[Available data]
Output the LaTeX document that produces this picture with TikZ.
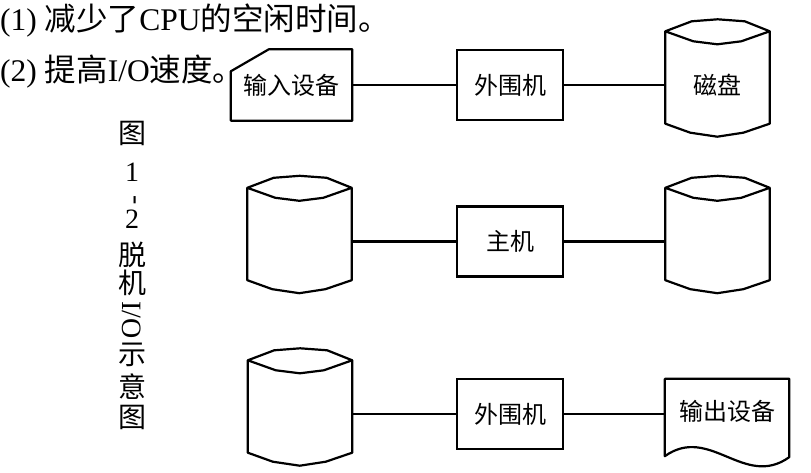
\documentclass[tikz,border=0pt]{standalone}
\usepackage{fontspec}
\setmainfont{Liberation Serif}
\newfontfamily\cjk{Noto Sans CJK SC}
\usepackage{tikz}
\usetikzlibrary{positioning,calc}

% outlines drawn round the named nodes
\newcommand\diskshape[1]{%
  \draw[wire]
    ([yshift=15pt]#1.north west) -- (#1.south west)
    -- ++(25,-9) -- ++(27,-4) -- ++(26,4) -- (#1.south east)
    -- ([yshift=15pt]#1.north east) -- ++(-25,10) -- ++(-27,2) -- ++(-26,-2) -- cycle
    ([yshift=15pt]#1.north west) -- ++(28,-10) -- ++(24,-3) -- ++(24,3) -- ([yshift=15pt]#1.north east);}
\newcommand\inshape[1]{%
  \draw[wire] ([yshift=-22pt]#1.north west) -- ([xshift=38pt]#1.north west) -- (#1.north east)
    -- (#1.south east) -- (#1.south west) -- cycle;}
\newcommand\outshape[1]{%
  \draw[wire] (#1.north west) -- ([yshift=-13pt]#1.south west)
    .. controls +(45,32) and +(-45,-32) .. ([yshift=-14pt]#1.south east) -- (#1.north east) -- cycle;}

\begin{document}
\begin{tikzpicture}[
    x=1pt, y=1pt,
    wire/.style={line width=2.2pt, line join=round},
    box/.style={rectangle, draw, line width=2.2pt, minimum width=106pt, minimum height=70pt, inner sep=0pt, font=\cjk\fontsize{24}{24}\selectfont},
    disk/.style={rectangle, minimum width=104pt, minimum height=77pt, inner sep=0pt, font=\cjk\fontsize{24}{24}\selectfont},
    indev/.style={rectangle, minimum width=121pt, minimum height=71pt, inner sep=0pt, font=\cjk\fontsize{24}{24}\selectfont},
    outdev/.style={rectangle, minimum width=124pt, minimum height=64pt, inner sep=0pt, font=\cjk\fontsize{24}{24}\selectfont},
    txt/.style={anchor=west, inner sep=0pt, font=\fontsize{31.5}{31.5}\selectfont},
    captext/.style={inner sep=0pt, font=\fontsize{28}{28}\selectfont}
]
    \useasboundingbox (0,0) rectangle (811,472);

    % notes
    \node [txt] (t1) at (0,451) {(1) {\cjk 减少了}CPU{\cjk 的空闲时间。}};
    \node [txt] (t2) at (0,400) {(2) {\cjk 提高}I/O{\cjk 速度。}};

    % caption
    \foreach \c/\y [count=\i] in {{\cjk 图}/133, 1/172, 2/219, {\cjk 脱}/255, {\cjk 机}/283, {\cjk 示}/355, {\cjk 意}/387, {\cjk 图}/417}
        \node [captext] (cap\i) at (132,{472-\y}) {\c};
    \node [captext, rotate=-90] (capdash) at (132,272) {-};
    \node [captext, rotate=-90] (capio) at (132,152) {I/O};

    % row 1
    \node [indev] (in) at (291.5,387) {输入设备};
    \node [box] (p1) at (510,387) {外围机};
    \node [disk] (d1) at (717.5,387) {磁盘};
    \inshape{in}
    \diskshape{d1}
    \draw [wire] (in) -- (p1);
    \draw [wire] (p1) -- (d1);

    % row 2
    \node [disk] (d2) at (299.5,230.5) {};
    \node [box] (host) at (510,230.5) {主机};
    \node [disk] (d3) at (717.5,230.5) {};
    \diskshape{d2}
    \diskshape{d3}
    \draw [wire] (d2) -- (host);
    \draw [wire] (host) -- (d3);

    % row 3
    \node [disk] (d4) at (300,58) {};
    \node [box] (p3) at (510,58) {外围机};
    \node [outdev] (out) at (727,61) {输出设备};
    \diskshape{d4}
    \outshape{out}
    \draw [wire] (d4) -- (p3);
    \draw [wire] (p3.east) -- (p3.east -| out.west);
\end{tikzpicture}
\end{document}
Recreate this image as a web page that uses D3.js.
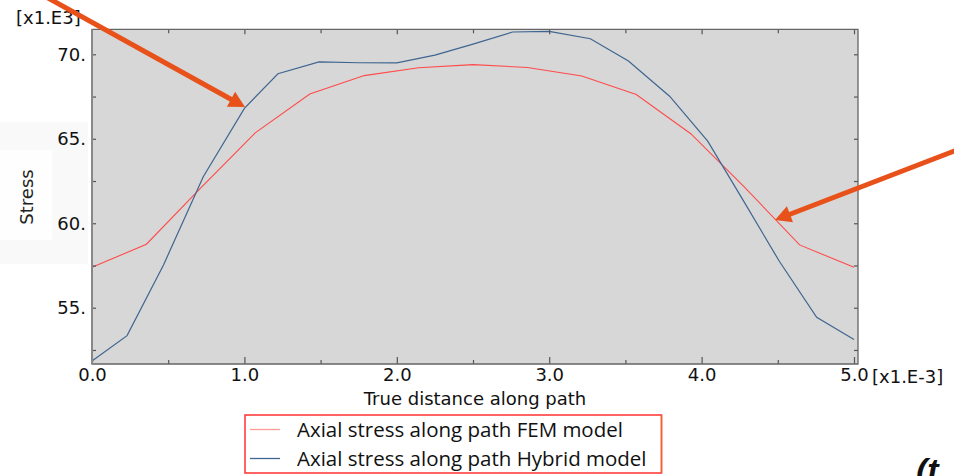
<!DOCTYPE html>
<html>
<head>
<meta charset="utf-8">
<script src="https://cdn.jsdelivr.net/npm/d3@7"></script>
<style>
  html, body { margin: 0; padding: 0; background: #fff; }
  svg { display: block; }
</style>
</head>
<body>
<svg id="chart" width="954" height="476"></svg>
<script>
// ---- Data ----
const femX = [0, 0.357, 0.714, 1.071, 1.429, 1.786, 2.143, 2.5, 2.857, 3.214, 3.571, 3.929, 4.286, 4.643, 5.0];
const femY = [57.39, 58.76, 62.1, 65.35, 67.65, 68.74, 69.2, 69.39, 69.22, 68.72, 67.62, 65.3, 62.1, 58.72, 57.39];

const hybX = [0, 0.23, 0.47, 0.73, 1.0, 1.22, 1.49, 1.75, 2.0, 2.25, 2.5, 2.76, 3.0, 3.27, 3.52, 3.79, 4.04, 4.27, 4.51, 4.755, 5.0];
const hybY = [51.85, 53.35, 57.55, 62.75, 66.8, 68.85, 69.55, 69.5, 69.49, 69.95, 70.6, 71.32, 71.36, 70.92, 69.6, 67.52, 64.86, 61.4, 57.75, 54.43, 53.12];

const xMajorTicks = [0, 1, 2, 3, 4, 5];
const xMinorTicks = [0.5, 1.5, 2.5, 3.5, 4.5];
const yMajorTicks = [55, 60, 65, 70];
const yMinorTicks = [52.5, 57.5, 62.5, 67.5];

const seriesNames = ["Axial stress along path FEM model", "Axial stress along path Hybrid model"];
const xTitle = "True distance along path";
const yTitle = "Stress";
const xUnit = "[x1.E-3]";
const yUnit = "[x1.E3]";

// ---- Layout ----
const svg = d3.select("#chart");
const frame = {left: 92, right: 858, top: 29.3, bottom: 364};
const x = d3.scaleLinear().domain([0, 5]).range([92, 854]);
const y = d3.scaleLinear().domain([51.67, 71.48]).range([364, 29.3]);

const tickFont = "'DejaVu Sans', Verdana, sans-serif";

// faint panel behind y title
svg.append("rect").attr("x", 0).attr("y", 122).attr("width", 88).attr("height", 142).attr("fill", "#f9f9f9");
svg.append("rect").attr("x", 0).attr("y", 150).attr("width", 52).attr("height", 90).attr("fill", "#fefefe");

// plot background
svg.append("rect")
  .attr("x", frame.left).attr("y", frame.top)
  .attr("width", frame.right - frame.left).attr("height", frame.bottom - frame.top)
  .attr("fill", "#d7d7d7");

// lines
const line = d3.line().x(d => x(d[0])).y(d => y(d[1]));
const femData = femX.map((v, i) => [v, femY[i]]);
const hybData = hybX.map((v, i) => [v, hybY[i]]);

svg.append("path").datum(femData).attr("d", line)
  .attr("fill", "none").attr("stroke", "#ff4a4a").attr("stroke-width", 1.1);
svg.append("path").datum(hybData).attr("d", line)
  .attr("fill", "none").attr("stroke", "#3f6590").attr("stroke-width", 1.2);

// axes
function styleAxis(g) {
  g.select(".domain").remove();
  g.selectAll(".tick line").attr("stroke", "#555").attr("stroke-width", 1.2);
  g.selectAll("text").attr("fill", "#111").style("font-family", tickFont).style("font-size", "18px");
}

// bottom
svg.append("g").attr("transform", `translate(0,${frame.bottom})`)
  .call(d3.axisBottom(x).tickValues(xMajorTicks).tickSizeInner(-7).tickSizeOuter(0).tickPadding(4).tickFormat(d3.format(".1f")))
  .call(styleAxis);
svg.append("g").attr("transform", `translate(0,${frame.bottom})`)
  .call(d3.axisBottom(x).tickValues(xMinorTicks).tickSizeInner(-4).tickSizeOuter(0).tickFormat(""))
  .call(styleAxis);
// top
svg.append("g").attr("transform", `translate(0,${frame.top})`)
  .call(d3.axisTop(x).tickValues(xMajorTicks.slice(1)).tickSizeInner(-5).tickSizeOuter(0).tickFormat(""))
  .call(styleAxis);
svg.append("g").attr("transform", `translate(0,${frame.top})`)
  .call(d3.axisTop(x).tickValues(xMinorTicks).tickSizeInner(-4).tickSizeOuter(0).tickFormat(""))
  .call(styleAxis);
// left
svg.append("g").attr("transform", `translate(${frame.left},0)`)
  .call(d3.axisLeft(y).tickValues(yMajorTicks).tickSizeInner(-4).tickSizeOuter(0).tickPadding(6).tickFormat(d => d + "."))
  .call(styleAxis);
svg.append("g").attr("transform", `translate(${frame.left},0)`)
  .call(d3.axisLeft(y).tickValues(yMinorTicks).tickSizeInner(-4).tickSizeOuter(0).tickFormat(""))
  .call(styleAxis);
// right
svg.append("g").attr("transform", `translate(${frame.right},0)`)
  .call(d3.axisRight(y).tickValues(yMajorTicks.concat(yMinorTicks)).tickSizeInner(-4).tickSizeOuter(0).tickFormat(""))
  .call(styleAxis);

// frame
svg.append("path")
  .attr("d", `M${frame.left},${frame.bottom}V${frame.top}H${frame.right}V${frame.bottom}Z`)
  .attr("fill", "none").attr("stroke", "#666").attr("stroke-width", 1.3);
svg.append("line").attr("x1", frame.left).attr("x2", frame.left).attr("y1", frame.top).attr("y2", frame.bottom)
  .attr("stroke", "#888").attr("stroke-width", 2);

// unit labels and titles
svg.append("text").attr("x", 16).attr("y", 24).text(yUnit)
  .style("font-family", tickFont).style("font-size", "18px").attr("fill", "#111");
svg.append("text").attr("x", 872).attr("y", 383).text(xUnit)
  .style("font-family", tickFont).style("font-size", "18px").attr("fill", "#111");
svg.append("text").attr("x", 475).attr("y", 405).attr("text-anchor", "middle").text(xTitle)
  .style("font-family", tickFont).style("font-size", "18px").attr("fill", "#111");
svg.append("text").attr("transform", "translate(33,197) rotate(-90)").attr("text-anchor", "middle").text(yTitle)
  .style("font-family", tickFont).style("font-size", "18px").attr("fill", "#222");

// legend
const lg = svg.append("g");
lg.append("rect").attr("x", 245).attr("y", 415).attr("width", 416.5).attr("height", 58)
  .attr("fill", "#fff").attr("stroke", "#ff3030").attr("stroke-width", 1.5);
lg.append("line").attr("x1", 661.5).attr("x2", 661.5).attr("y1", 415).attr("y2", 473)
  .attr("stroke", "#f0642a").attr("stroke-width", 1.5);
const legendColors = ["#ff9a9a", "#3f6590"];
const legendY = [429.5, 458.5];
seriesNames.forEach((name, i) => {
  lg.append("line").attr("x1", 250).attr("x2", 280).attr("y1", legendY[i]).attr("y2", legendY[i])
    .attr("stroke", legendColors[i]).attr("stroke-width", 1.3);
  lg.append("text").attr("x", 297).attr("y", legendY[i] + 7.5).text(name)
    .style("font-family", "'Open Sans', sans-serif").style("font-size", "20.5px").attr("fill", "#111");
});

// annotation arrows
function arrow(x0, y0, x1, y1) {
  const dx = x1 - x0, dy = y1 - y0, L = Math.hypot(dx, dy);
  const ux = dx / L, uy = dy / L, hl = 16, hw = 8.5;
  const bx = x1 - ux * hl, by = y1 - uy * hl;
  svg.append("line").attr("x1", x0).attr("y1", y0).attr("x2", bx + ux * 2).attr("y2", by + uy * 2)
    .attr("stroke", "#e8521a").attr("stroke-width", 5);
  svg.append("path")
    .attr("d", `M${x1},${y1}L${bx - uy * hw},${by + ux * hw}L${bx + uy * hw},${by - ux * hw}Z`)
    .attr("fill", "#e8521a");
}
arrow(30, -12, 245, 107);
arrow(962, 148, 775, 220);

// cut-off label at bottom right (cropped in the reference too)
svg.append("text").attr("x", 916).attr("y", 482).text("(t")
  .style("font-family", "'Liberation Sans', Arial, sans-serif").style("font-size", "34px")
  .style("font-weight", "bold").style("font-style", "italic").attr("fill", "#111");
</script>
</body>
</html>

[What is needed] Locate the word "this" in the data above. Copy every line carrying it.

[Full response]
Output the LaTeX document that produces this picture with TikZ.
Recreate this image as a web page that uses D3.js.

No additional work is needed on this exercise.